___ Given data
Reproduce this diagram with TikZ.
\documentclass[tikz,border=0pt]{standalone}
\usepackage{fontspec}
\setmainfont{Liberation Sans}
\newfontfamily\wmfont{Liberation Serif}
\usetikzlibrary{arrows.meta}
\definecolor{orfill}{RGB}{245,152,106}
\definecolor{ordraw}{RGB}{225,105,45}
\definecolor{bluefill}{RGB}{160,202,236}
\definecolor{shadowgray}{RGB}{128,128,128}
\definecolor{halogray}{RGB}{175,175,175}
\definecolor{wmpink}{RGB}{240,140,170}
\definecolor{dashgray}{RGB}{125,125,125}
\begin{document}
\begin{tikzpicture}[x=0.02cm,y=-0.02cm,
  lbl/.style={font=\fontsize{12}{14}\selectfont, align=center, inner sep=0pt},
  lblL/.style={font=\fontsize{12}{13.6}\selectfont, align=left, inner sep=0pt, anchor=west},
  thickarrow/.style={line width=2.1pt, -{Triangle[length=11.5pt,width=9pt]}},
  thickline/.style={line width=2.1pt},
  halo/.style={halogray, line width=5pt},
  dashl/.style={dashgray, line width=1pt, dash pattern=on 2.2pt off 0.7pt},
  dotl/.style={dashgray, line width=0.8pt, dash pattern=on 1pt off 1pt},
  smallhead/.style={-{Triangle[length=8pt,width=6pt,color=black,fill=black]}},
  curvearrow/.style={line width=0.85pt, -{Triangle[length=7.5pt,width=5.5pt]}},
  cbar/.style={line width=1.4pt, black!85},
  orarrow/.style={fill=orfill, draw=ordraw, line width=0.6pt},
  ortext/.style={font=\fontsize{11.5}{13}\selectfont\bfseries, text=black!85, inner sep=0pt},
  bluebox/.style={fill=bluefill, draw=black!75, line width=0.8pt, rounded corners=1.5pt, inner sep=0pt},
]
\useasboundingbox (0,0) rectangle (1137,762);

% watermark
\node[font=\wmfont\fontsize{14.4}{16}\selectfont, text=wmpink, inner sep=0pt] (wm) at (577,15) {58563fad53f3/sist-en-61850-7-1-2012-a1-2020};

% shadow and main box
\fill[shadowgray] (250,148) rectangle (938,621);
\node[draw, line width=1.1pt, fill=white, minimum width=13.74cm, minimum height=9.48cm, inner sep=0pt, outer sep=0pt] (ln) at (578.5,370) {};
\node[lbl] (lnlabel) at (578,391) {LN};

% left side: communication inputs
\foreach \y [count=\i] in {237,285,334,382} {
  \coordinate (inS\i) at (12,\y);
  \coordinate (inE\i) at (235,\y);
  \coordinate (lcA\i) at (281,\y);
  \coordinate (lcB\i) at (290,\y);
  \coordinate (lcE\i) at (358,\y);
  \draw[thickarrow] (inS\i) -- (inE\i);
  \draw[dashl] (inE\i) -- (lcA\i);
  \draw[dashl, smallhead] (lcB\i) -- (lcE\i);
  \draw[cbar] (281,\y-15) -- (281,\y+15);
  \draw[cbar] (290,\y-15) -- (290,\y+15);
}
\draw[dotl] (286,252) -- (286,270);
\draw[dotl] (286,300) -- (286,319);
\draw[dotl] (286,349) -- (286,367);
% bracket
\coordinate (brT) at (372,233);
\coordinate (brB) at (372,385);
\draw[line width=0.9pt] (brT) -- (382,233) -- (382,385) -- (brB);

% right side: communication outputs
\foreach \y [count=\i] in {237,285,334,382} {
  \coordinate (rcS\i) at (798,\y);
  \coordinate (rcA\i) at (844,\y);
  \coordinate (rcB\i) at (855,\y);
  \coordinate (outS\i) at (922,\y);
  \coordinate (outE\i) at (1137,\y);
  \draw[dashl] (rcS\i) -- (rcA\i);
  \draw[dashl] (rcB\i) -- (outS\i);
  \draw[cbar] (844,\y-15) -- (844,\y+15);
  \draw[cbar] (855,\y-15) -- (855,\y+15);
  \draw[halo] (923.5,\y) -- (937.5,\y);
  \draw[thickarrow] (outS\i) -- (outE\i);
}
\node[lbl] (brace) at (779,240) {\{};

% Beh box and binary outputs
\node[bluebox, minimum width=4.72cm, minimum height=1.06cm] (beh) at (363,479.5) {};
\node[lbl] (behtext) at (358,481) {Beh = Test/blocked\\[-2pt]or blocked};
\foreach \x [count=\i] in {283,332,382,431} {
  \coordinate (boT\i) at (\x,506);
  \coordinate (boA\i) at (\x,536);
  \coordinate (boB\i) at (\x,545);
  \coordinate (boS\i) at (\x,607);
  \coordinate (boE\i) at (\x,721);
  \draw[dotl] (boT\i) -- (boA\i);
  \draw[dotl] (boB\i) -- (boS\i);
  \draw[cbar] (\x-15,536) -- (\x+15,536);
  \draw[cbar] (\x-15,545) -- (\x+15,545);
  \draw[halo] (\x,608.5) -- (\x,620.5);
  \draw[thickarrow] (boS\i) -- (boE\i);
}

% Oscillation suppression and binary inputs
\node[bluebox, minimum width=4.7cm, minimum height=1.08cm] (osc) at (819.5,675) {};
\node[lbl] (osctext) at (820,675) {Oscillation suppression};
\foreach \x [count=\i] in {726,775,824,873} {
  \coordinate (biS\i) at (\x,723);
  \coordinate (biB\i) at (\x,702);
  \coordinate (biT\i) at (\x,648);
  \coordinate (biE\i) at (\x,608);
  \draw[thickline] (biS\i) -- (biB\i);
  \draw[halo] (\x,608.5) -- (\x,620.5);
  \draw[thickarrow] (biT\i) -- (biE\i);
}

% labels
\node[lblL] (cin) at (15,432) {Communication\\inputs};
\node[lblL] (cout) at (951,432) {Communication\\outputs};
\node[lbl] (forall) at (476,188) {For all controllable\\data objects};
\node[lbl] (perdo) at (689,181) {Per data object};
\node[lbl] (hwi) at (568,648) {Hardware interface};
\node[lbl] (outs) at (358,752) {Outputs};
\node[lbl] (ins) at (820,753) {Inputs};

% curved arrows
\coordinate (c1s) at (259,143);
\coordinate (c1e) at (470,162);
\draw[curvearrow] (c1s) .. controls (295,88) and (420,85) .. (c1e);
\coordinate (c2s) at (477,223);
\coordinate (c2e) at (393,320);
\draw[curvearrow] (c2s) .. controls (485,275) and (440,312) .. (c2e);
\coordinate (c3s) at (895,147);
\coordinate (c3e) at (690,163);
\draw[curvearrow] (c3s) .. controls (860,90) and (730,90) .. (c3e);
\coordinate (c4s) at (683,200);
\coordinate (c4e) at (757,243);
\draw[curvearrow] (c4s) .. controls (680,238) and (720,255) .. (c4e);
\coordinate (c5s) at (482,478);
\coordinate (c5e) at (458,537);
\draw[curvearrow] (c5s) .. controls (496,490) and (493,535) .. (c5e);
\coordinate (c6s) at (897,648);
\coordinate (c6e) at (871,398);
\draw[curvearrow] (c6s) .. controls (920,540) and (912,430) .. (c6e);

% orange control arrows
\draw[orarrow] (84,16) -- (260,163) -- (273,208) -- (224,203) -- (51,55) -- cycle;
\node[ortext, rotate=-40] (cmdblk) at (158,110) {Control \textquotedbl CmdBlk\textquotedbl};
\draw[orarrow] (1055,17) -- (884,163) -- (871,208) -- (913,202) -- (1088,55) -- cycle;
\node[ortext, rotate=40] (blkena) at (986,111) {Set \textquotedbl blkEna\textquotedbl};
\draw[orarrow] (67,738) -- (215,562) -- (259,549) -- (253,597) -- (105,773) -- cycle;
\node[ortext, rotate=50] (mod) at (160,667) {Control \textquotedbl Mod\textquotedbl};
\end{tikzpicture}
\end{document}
______
The task :: Please transcribe, exactly and with nothing added, the lines from the first line of the material above through the line that contains "(lnlabel) at (578,391)".

Solution to this task ::
Reproduce this diagram with TikZ.
\documentclass[tikz,border=0pt]{standalone}
\usepackage{fontspec}
\setmainfont{Liberation Sans}
\newfontfamily\wmfont{Liberation Serif}
\usetikzlibrary{arrows.meta}
\definecolor{orfill}{RGB}{245,152,106}
\definecolor{ordraw}{RGB}{225,105,45}
\definecolor{bluefill}{RGB}{160,202,236}
\definecolor{shadowgray}{RGB}{128,128,128}
\definecolor{halogray}{RGB}{175,175,175}
\definecolor{wmpink}{RGB}{240,140,170}
\definecolor{dashgray}{RGB}{125,125,125}
\begin{document}
\begin{tikzpicture}[x=0.02cm,y=-0.02cm,
  lbl/.style={font=\fontsize{12}{14}\selectfont, align=center, inner sep=0pt},
  lblL/.style={font=\fontsize{12}{13.6}\selectfont, align=left, inner sep=0pt, anchor=west},
  thickarrow/.style={line width=2.1pt, -{Triangle[length=11.5pt,width=9pt]}},
  thickline/.style={line width=2.1pt},
  halo/.style={halogray, line width=5pt},
  dashl/.style={dashgray, line width=1pt, dash pattern=on 2.2pt off 0.7pt},
  dotl/.style={dashgray, line width=0.8pt, dash pattern=on 1pt off 1pt},
  smallhead/.style={-{Triangle[length=8pt,width=6pt,color=black,fill=black]}},
  curvearrow/.style={line width=0.85pt, -{Triangle[length=7.5pt,width=5.5pt]}},
  cbar/.style={line width=1.4pt, black!85},
  orarrow/.style={fill=orfill, draw=ordraw, line width=0.6pt},
  ortext/.style={font=\fontsize{11.5}{13}\selectfont\bfseries, text=black!85, inner sep=0pt},
  bluebox/.style={fill=bluefill, draw=black!75, line width=0.8pt, rounded corners=1.5pt, inner sep=0pt},
]
\useasboundingbox (0,0) rectangle (1137,762);

% watermark
\node[font=\wmfont\fontsize{14.4}{16}\selectfont, text=wmpink, inner sep=0pt] (wm) at (577,15) {58563fad53f3/sist-en-61850-7-1-2012-a1-2020};

% shadow and main box
\fill[shadowgray] (250,148) rectangle (938,621);
\node[draw, line width=1.1pt, fill=white, minimum width=13.74cm, minimum height=9.48cm, inner sep=0pt, outer sep=0pt] (ln) at (578.5,370) {};
\node[lbl] (lnlabel) at (578,391) {LN};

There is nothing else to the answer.